Tuesday, May 8, 2012

Not Afraid?!

My first Christmas in the Navy, I stayed at the school over the Christmas break.  I spent a lot of time in Big Sur over those two weeks.  Big Sur is less than an hour south of Monterey down Highway 1 in California.  This is one of the most spectacular sections of road in all of the United States, with cliffs down to the Pacific ocean to your west and cliffs and hills up into the mountainous forest to your west.  I first heard Enya on that stretch of road and the beauty of her voice juxtaposed over the beauty of the scenery was enough to make me cry.

Big Sur is a magical place.  Deep in the California forests, far from the bustle of city life, it boasts some of the most gorgeous locations in the world.  Over that Christmas break, I explored Pfeiffer State Park and Pardington Cove.

To get to Pfeiffer State Park, you turn west towards the coast and drive down a quiet road with ferns carpeting the ground to either side under the giant trees. Five minutes later, you spill out into a humble parking lot that doesn't even begin to prepare you for the wonder you are about to behold.

From the parking lot, you walk another few minutes up the trail before the majesty of nature reveals its full splendor.  As you step out of the treeline, the beach opens up before you, framed by a swiftly climbing ridge on the south, the crashing pacific on the west and cliffs running up to the north.  Directly before you are two giant monoliths jutting up from the sand at least 30 feet, one barely in the surf on one side and constantly barraged by waves on the other, while the other is too far from the sand to reach without a hairy swim.

I used to climb on those massive boulders, sometimes during the day, sometimes at night.  I once climbed over the top of one and stood on an outcrop of rock five feet above the crashing waves just appreciating the power of the ocean.  Suddenly a huge wave crashed in, sending spray a good ten feet over the top of my head.  I was so overwhelmed that my mind blanked and the next thing I was aware of, I was stepping back onto the sand on the other side with no memory of climbing back over.

Another time, I hiked up the south ridge while my friends went to the beach.  I climbed up at least 100'.  I could see miles of ocean and steep drops to the water.  Somehow, I got it into my head to climb down to the water.  I scampered across sandstone ledges and slopes until finally, I slipped down a smooth 15' slope and realized I couldn't climb back up the featureless stone I had just slipped down.

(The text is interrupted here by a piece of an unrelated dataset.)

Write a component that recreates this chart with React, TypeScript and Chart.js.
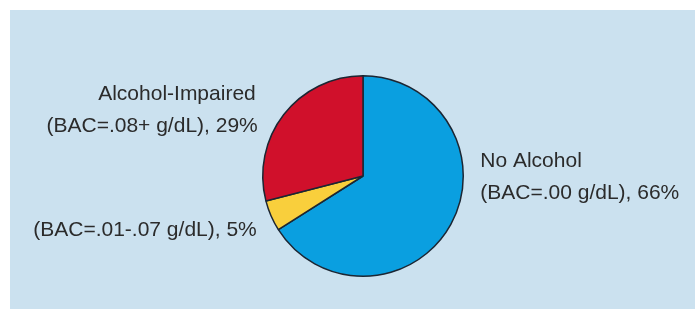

At the bottom of this one way stone slide was a sheer drop 60' onto jagged rocks and cold surf.  Unable to go back up and unwilling and probably unable to call for help, I surveyed my situation.  There was a small chimney breaking the smooth expanse.  As I slipped into it, I knew there was no way for me to go back.

I climbed down about four feet before the chimney opened up on both sides leaving me a good six feet above a tiny blade of rock, coming up along the face of the cliff.  With barely two inches to land on and a sheer drop to a bloody, cold, lonely death on the rocks below, I continued to work myself lower and lower until my feet, my legs, my waist, and even most of my upper body was below the edge of the stone and the only support I could find.  With at least another four feet to go, no way to climb back up, and quickly tiring, I suddenly realized I was going to die on the rocks below.  I thought about it for a couple minutes as I hung in my final predicament, and what I realized was I didn't care.  I was not afraid of death.  It didn't matter to me.

Having come to this stunning realization at only 18 years of age was quite an eye opener.  I still don't know how I managed it but in my contemplation, I managed to slip down even farther and finally dropped to the ledge below.  The rest of that climb is a blur.  My thoughts had turned inwards and I navigated the rocks around the cliff face until finally I made it back to the beach from the most unlikely direction.  For weeks, even months, I was haunted, not by my near death experience, but by the stark, cold fact that death didn't frighten me.  You aren't supposed to be aware of your own mortality in your teens.  And certainly, if you are, it should hold more fear than it did for me.